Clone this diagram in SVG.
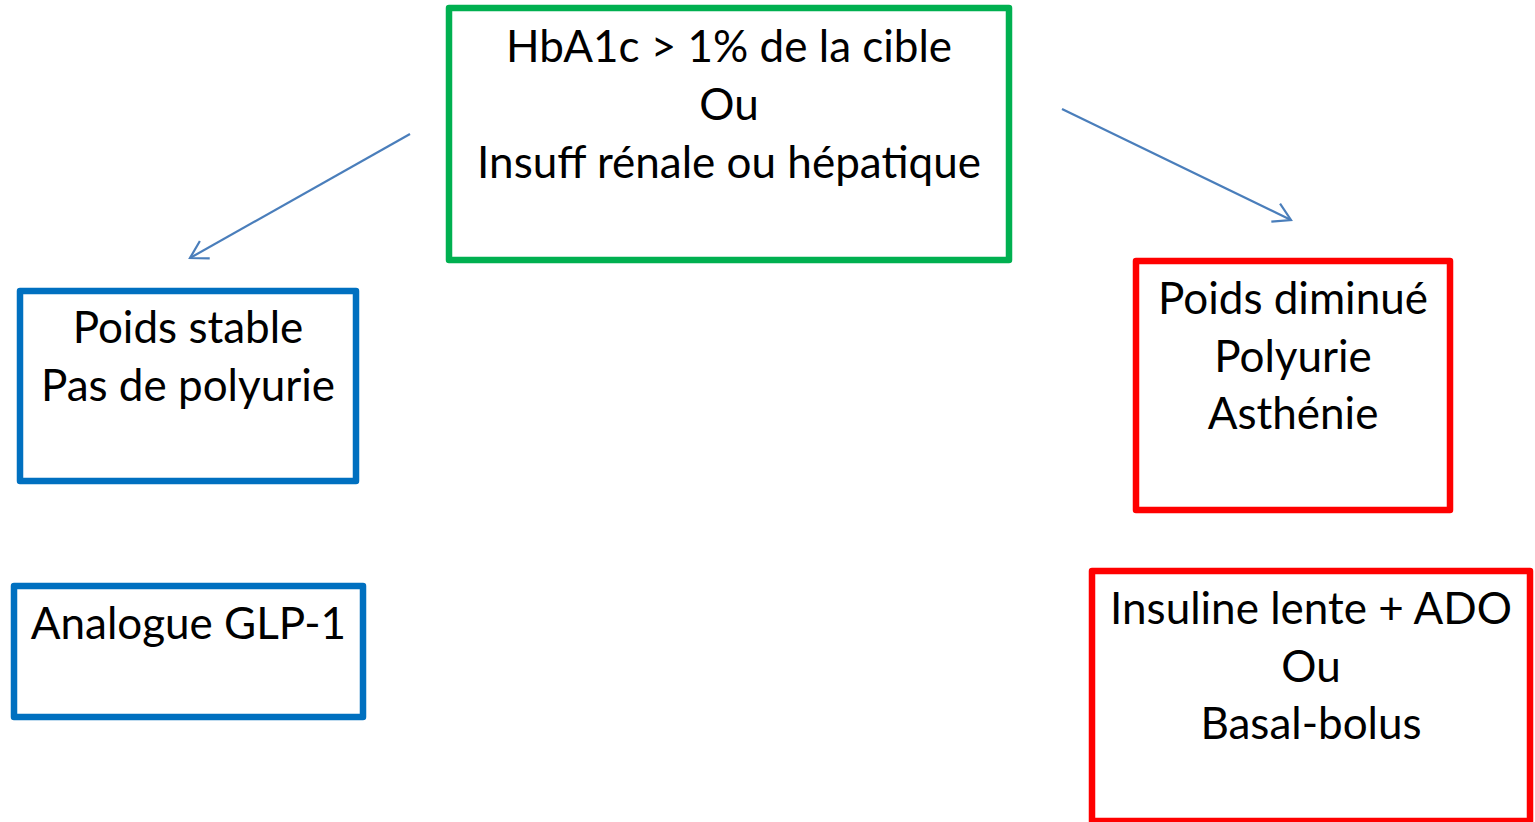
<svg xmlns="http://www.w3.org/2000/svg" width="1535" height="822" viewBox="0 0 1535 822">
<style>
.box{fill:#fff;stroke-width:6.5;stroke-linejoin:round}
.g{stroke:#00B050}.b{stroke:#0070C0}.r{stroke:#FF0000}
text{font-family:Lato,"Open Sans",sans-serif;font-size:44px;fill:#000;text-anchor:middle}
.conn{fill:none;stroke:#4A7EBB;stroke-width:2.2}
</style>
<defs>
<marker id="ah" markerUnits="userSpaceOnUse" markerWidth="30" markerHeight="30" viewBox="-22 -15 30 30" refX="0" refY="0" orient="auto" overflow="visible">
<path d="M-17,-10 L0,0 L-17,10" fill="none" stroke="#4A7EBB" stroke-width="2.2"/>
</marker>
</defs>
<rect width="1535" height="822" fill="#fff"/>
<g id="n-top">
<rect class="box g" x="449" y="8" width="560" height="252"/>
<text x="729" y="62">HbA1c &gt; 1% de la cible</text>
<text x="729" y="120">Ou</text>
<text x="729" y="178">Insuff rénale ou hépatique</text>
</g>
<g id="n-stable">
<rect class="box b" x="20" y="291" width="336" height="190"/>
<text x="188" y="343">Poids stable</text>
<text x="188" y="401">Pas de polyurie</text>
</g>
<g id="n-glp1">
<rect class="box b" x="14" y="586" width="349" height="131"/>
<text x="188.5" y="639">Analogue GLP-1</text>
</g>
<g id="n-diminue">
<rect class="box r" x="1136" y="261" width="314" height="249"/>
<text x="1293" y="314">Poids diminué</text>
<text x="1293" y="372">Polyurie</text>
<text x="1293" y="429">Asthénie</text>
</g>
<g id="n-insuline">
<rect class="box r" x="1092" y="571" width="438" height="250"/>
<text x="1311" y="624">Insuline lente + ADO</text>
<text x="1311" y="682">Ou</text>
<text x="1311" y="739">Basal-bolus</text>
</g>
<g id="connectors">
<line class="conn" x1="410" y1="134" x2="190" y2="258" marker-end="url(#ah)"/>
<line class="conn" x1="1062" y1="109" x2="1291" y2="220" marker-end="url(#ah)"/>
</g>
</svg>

=-=-=-=-=

Quote the material in full and exactly; do not carry over its pictures.

Complete output –
Clone this diagram in SVG.
<svg xmlns="http://www.w3.org/2000/svg" width="1535" height="822" viewBox="0 0 1535 822">
<style>
.box{fill:#fff;stroke-width:6.5;stroke-linejoin:round}
.g{stroke:#00B050}.b{stroke:#0070C0}.r{stroke:#FF0000}
text{font-family:Lato,"Open Sans",sans-serif;font-size:44px;fill:#000;text-anchor:middle}
.conn{fill:none;stroke:#4A7EBB;stroke-width:2.2}
</style>
<defs>
<marker id="ah" markerUnits="userSpaceOnUse" markerWidth="30" markerHeight="30" viewBox="-22 -15 30 30" refX="0" refY="0" orient="auto" overflow="visible">
<path d="M-17,-10 L0,0 L-17,10" fill="none" stroke="#4A7EBB" stroke-width="2.2"/>
</marker>
</defs>
<rect width="1535" height="822" fill="#fff"/>
<g id="n-top">
<rect class="box g" x="449" y="8" width="560" height="252"/>
<text x="729" y="62">HbA1c &gt; 1% de la cible</text>
<text x="729" y="120">Ou</text>
<text x="729" y="178">Insuff rénale ou hépatique</text>
</g>
<g id="n-stable">
<rect class="box b" x="20" y="291" width="336" height="190"/>
<text x="188" y="343">Poids stable</text>
<text x="188" y="401">Pas de polyurie</text>
</g>
<g id="n-glp1">
<rect class="box b" x="14" y="586" width="349" height="131"/>
<text x="188.5" y="639">Analogue GLP-1</text>
</g>
<g id="n-diminue">
<rect class="box r" x="1136" y="261" width="314" height="249"/>
<text x="1293" y="314">Poids diminué</text>
<text x="1293" y="372">Polyurie</text>
<text x="1293" y="429">Asthénie</text>
</g>
<g id="n-insuline">
<rect class="box r" x="1092" y="571" width="438" height="250"/>
<text x="1311" y="624">Insuline lente + ADO</text>
<text x="1311" y="682">Ou</text>
<text x="1311" y="739">Basal-bolus</text>
</g>
<g id="connectors">
<line class="conn" x1="410" y1="134" x2="190" y2="258" marker-end="url(#ah)"/>
<line class="conn" x1="1062" y1="109" x2="1291" y2="220" marker-end="url(#ah)"/>
</g>
</svg>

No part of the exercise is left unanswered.